Gün geçtikçe daha iyi hale geldi ve kuvvetlendi ve güçlendi. Gülümsemeye başladı ve daha konuşkan biri oldu. Bir gün sessizce Fa'yı ezbere okuduğumda, benim mırıldandığımı gördü ve ne yaptığımı sormak için yanıma geldi. Ona Fa'yı okuduğumu söyledim. Heyecanlandı. “Bana öğretir misin? Ben de Fa'yı öğrenmek ve ezbere okumak istiyorum." Ona Shifu’nun şiirlerini öğrettim ve çok çabuk öğrendi. Hong Yin’den "Bir İnsan Olmak" şiirini öğrettiğimde, uzun süre düşündü ve "Shifu çok haklı. 'Duygularım' yüzünden buraya geldim.”dedi.
Ezberlediğim tüm Fa'yı ona öğrettim ve her gün Fa'yı onunla birlikte ezbere okudum. Yeni bir şiir veya öğretiden bir paragraf öğrendikten sonra, doğru anlayıp anlamadığını kontrol etmek için bana okudu. Giderek daha fazla Fa'yı ezberledikçe, zihinsel ve fiziksel sağlığı büyük bir hızla gelişti. Artık başkalarının onunla ilgilenmesine ihtiyaç duymadı ve bunun yerine başkalarına yardım etmeye başladı. Düşünceli ve her zaman mutluydu. Tamamen depresyondan çıktı.
Altı ay sonra hapis sürem bitmek üzereyken kendisini hem iyi hem kötü hissetti - benim adıma mutluydu ama gitmemi istemiyordu. Onun içini görebildim, “Endişelenme. Shifu sana göz kulak olacak.” dedim. ”Seninle tanışmadan önce her gün kendimi öldürmeyi düşünüyordum. Yaşamak istemiyordum. Beni kurtarmaya gelmen kutsal bir mucizeydi.” Onu kurtaranın Shifu olduğunu söyledim. “Teşekkür ederim Shifu" dedi. Onu bu kadar kendinden emin ve neşeli gördüğüme sevindim.
Dafa'nın rehberliği ile büyük bir sıkıntının üstesinden geldi. Artık depresyondan muzdarip değil ve intihara meyilli hissetmiyor, Dafa'nın kudretli erdemi sayesinde hayatı yenileniyor.
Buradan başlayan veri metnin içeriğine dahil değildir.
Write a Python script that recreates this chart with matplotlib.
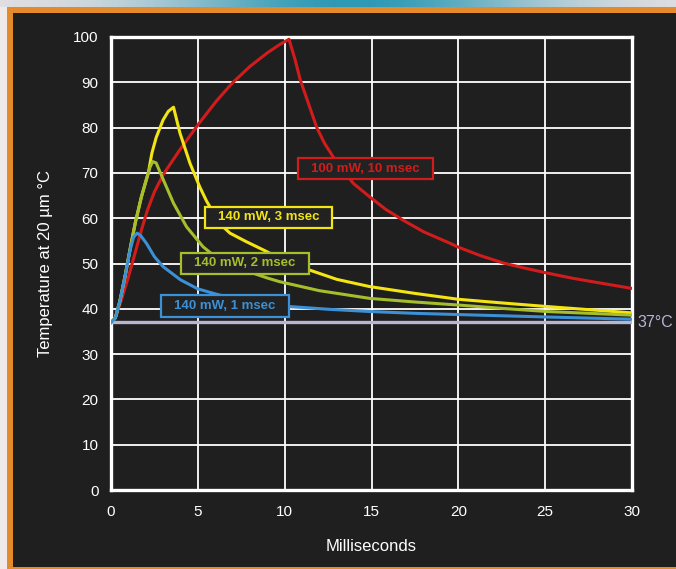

Herkesin gerçek doğası iyidir, ancak ne yazık ki bazı insanlar onunla bağlantısını kaybetmiştir. Günümüz toplumu ahlaksız ve kötü şeylerle dolu olduğundan, her zaman doğru olanı yapmak zordur. İnsanlar farkında olmadan başkalarına ve kendilerine zarar verirler. Bir kişi bir sıkıntıdan geçerken kendi eylemleri üzerinde düşünebilir, gerçekten tövbe edebilir ve yollarını değiştirebilirse, parlak bir gelecek seçme fırsatına sahip olacaktır.